- _Written problem_
Extract only the first line of the listing and every line after it up to and including the one with "const grids = [], xAxes". Omit the pictures.

- _Data section_
::::::
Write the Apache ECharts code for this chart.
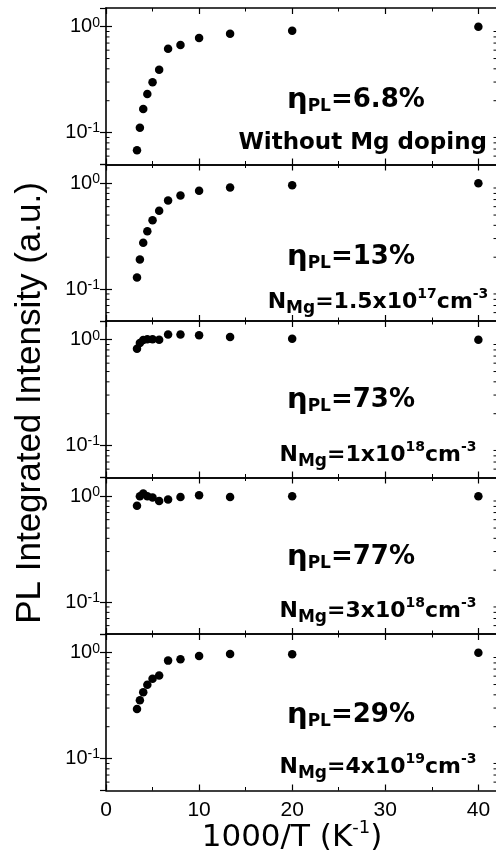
<!DOCTYPE html>
<html>
<head>
<meta charset="utf-8">
<script src="https://cdn.jsdelivr.net/npm/echarts@6/dist/echarts.min.js"></script>
<style>html,body{margin:0;padding:0;background:#fff;}#c{width:496px;height:864px;}</style>
</head>
<body>
<div id="c"></div>
<script>
// 1000/T values (K^-1)
const xVals = [3.33, 3.64, 4.0, 4.44, 5.0, 5.71, 6.67, 8.0, 10.0, 13.33, 20.0, 40.0];
// normalized PL integrated intensity per sample
const seriesNoMg   = [0.068, 0.111, 0.167, 0.232, 0.299, 0.391, 0.620, 0.672, 0.782, 0.859, 0.917, 1.0];
const seriesMg15e17 = [0.129, 0.190, 0.274, 0.352, 0.447, 0.550, 0.687, 0.765, 0.847, 0.910, 0.957, 1.0];
const seriesMg1e18 = [0.82, 0.93, 0.99, 1.01, 1.01, 1.00, 1.12, 1.12, 1.10, 1.06, 1.02, 1.0];
const seriesMg3e18 = [0.81, 1.00, 1.06, 1.00, 0.97, 0.90, 0.93, 0.98, 1.02, 0.98, 1.00, 1.0];
const seriesMg4e19 = [0.294, 0.355, 0.422, 0.498, 0.567, 0.608, 0.841, 0.867, 0.930, 0.970, 0.965, 1.0];
const allSeries = [seriesNoMg, seriesMg15e17, seriesMg1e18, seriesMg3e18, seriesMg4e19];
// annotation texts
const etaValues = ['6.8%', '13%', '73%', '77%', '29%'];
const sampleLabels = [
  'Without Mg doping',
  'N{sub|Mg}=1.5x10{sup|17}cm{sup|-3}',
  'N{sub|Mg}=1x10{sup|18}cm{sup|-3}',
  'N{sub|Mg}=3x10{sup|18}cm{sup|-3}',
  'N{sub|Mg}=4x10{sup|19}cm{sup|-3}'
];
// axis constants
const xMin = 0, xMax = 42, xInterval = 10;
const yMin = 0.05, yMax = 1.5;
const xTickLabels = ['0', '10', '20', '30', '40'];
const minorTickVals = [0.06, 0.07, 0.08, 0.09, 0.2, 0.3, 0.4, 0.5, 0.6, 0.7, 0.8, 0.9];

const chart = echarts.init(document.getElementById('c'), null, {renderer: 'canvas'});

const LEFT = 106, WIDTH = 391, TOP0 = 8, STEP = 156.5, H = 156.5;
const axisLine = {show: true, lineStyle: {color: '#000', width: 1.6}};
const grids = [], xAxes = [], yAxes = [], series = [], graphics = [];

const BF = 'DejaVu Sans';
const annRich = {
  m: {fontFamily: BF, fontWeight: 'bold', fontSize: 26, lineHeight: 30, color: '#000'},
  w: {fontFamily: BF, fontWeight: 'bold', fontSize: 23, lineHeight: 30, color: '#000'},
  n: {fontFamily: BF, fontWeight: 'bold', fontSize: 22, lineHeight: 30, color: '#000'},
  e: {fontFamily: 'DejaVu Sans', fontWeight: 'bold', fontSize: 29, lineHeight: 30, color: '#000'},
  sub: {fontFamily: BF, fontWeight: 'bold', fontSize: 17, lineHeight: 16, verticalAlign: 'bottom', color: '#000'},
  sup: {fontFamily: BF, fontWeight: 'bold', fontSize: 14, lineHeight: 22, verticalAlign: 'top', color: '#000'}
};
const etaY = [100, 257, 400, 557, 715];
const sampY = [143, 302, 455, 611, 767];

for (let i = 0; i < 5; i++) {
  const top = TOP0 + STEP * i;
  grids.push({left: LEFT, top: top, width: WIDTH, height: H, outerBoundsMode: 'none', containLabel: false});
  const last = i === 4;
  xAxes.push({
    type: 'value', gridIndex: i, position: 'bottom', min: xMin, max: xMax, interval: xInterval,
    axisLine: axisLine,
    axisTick: {show: true, inside: true, length: 6, lineStyle: {color: '#000', width: 1.2}},
    minorTick: {show: true, splitNumber: 2, length: 3.5, lineStyle: {color: '#000', width: 1}},
    splitLine: {show: false},
    axisLabel: {show: last, margin: 9, color: '#000', fontFamily: 'Liberation Sans', fontSize: 21,
      formatter: v => (xTickLabels.indexOf(String(v)) >= 0 ? String(v) : '')}
  });
  xAxes.push({
    type: 'value', gridIndex: i, position: 'top', min: xMin, max: xMax, interval: xInterval,
    axisLine: axisLine,
    axisTick: {show: true, inside: true, length: 6, lineStyle: {color: '#000', width: 1.2}},
    minorTick: {show: true, splitNumber: 2, length: 3.5, lineStyle: {color: '#000', width: 1}},
    splitLine: {show: false}, axisLabel: {show: false}
  });
  const yFmt = v => {
    const e = Math.log10(v);
    if (Math.abs(e - Math.round(e)) > 1e-6) return '';
    return '{m|10}{sup|' + Math.round(e) + '}';
  };
  yAxes.push({
    type: 'log', logBase: 10, gridIndex: i, position: 'left', min: yMin, max: yMax,
    axisLine: axisLine,
    axisTick: {show: true, inside: true, length: 6, lineStyle: {color: '#000', width: 1.2}},
    splitLine: {show: false},
    axisLabel: {show: true, margin: 6, showMinLabel: false, showMaxLabel: false, formatter: yFmt,
      rich: {
        m: {fontFamily: 'Liberation Sans', fontSize: 20, lineHeight: 22, color: '#000'},
        sup: {fontFamily: 'Liberation Sans', fontSize: 14, lineHeight: 10, verticalAlign: 'top', color: '#000'}
      }}
  });
  yAxes.push({
    type: 'log', logBase: 10, gridIndex: i, position: 'right', min: yMin, max: yMax,
    axisLine: {show: false},
    axisTick: {show: true, inside: true, length: 6, lineStyle: {color: '#000', width: 1.2}},
    splitLine: {show: false}, axisLabel: {show: false}
  });
  series.push({
    type: 'scatter', xAxisIndex: 2 * i, yAxisIndex: 2 * i,
    data: xVals.map((x, k) => [x, allSeries[i][k]]),
    symbol: 'circle', symbolSize: 8.5, itemStyle: {color: '#000', opacity: 1}, silent: true
  });
  series.push({
    type: 'custom', xAxisIndex: 2 * i, yAxisIndex: 2 * i, clip: false, silent: true,
    data: minorTickVals.map(v => [xMin, v]),
    renderItem: (params, api) => {
      const v = api.value(1);
      const pL = api.coord([xMin, v]);
      const pR = api.coord([xMax, v]);
      return {type: 'group', children: [
        {type: 'line', shape: {x1: pL[0], y1: pL[1], x2: pL[0] + 3.5, y2: pL[1]}, style: {stroke: '#000', lineWidth: 1}},
        {type: 'line', shape: {x1: pR[0], y1: pR[1], x2: pR[0] - 3.5, y2: pR[1]}, style: {stroke: '#000', lineWidth: 1}}
      ]};
    }
  });
  graphics.push({
    type: 'text', x: 287, y: etaY[i], silent: true,
    style: {text: '{e|η}{sub|PL}{m|=' + etaValues[i] + '}', rich: annRich, textAlign: 'left', textVerticalAlign: 'middle',
      fontFamily: BF, fontWeight: 'bold', fontSize: 26, fill: '#000'}
  });
  if (i === 0) {
    graphics.push({
      type: 'text', x: 487, y: sampY[i], silent: true,
      style: {text: '{w|' + sampleLabels[i] + '}', rich: annRich, textAlign: 'right', textVerticalAlign: 'middle',
        fontFamily: BF, fontWeight: 'bold', fontSize: 23, fill: '#000'}
    });
  } else {
    const t = sampleLabels[i].replace(/^N/, '{n|N}').replace(/\}=([^{]*)\{/, '}{n|=$1}{').replace(/\}cm\{/, '}{n|cm}{');
    graphics.push({
      type: 'text', x: 378, y: sampY[i], silent: true,
      style: {text: t, rich: annRich, textAlign: 'center', textVerticalAlign: 'middle',
        fontFamily: BF, fontWeight: 'bold', fontSize: 22, fill: '#000'}
    });
  }
}

graphics.push({
  type: 'text', x: 30, y: 403, rotation: Math.PI / 2, silent: true,
  style: {text: 'PL Integrated Intensity (a.u.)', textAlign: 'center', textVerticalAlign: 'middle',
    fontFamily: 'Liberation Sans', fontSize: 35, fill: '#000'}
});
graphics.push({
  type: 'text', x: 292, y: 838, silent: true,
  style: {text: '{m|1000/T (K}{sup|-1}{m|)}', textAlign: 'center', textVerticalAlign: 'middle',
    rich: {
      m: {fontFamily: 'DejaVu Sans', fontSize: 31, lineHeight: 38, color: '#000'},
      sup: {fontFamily: 'DejaVu Sans', fontSize: 18, lineHeight: 26, verticalAlign: 'top', color: '#000'}
    },
    fontFamily: 'DejaVu Sans', fontSize: 31, fill: '#000'}
});

chart.setOption({
  animation: false,
  backgroundColor: '#fff',
  grid: grids, xAxis: xAxes, yAxis: yAxes, series: series, graphic: graphics
});
</script>
</body>
</html>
::::::
- _The reply_
Write the Apache ECharts code for this chart.
<!DOCTYPE html>
<html>
<head>
<meta charset="utf-8">
<script src="https://cdn.jsdelivr.net/npm/echarts@6/dist/echarts.min.js"></script>
<style>html,body{margin:0;padding:0;background:#fff;}#c{width:496px;height:864px;}</style>
</head>
<body>
<div id="c"></div>
<script>
// 1000/T values (K^-1)
const xVals = [3.33, 3.64, 4.0, 4.44, 5.0, 5.71, 6.67, 8.0, 10.0, 13.33, 20.0, 40.0];
// normalized PL integrated intensity per sample
const seriesNoMg   = [0.068, 0.111, 0.167, 0.232, 0.299, 0.391, 0.620, 0.672, 0.782, 0.859, 0.917, 1.0];
const seriesMg15e17 = [0.129, 0.190, 0.274, 0.352, 0.447, 0.550, 0.687, 0.765, 0.847, 0.910, 0.957, 1.0];
const seriesMg1e18 = [0.82, 0.93, 0.99, 1.01, 1.01, 1.00, 1.12, 1.12, 1.10, 1.06, 1.02, 1.0];
const seriesMg3e18 = [0.81, 1.00, 1.06, 1.00, 0.97, 0.90, 0.93, 0.98, 1.02, 0.98, 1.00, 1.0];
const seriesMg4e19 = [0.294, 0.355, 0.422, 0.498, 0.567, 0.608, 0.841, 0.867, 0.930, 0.970, 0.965, 1.0];
const allSeries = [seriesNoMg, seriesMg15e17, seriesMg1e18, seriesMg3e18, seriesMg4e19];
// annotation texts
const etaValues = ['6.8%', '13%', '73%', '77%', '29%'];
const sampleLabels = [
  'Without Mg doping',
  'N{sub|Mg}=1.5x10{sup|17}cm{sup|-3}',
  'N{sub|Mg}=1x10{sup|18}cm{sup|-3}',
  'N{sub|Mg}=3x10{sup|18}cm{sup|-3}',
  'N{sub|Mg}=4x10{sup|19}cm{sup|-3}'
];
// axis constants
const xMin = 0, xMax = 42, xInterval = 10;
const yMin = 0.05, yMax = 1.5;
const xTickLabels = ['0', '10', '20', '30', '40'];
const minorTickVals = [0.06, 0.07, 0.08, 0.09, 0.2, 0.3, 0.4, 0.5, 0.6, 0.7, 0.8, 0.9];

const chart = echarts.init(document.getElementById('c'), null, {renderer: 'canvas'});

const LEFT = 106, WIDTH = 391, TOP0 = 8, STEP = 156.5, H = 156.5;
const axisLine = {show: true, lineStyle: {color: '#000', width: 1.6}};
const grids = [], xAxes = [], yAxes = [], series = [], graphics = [];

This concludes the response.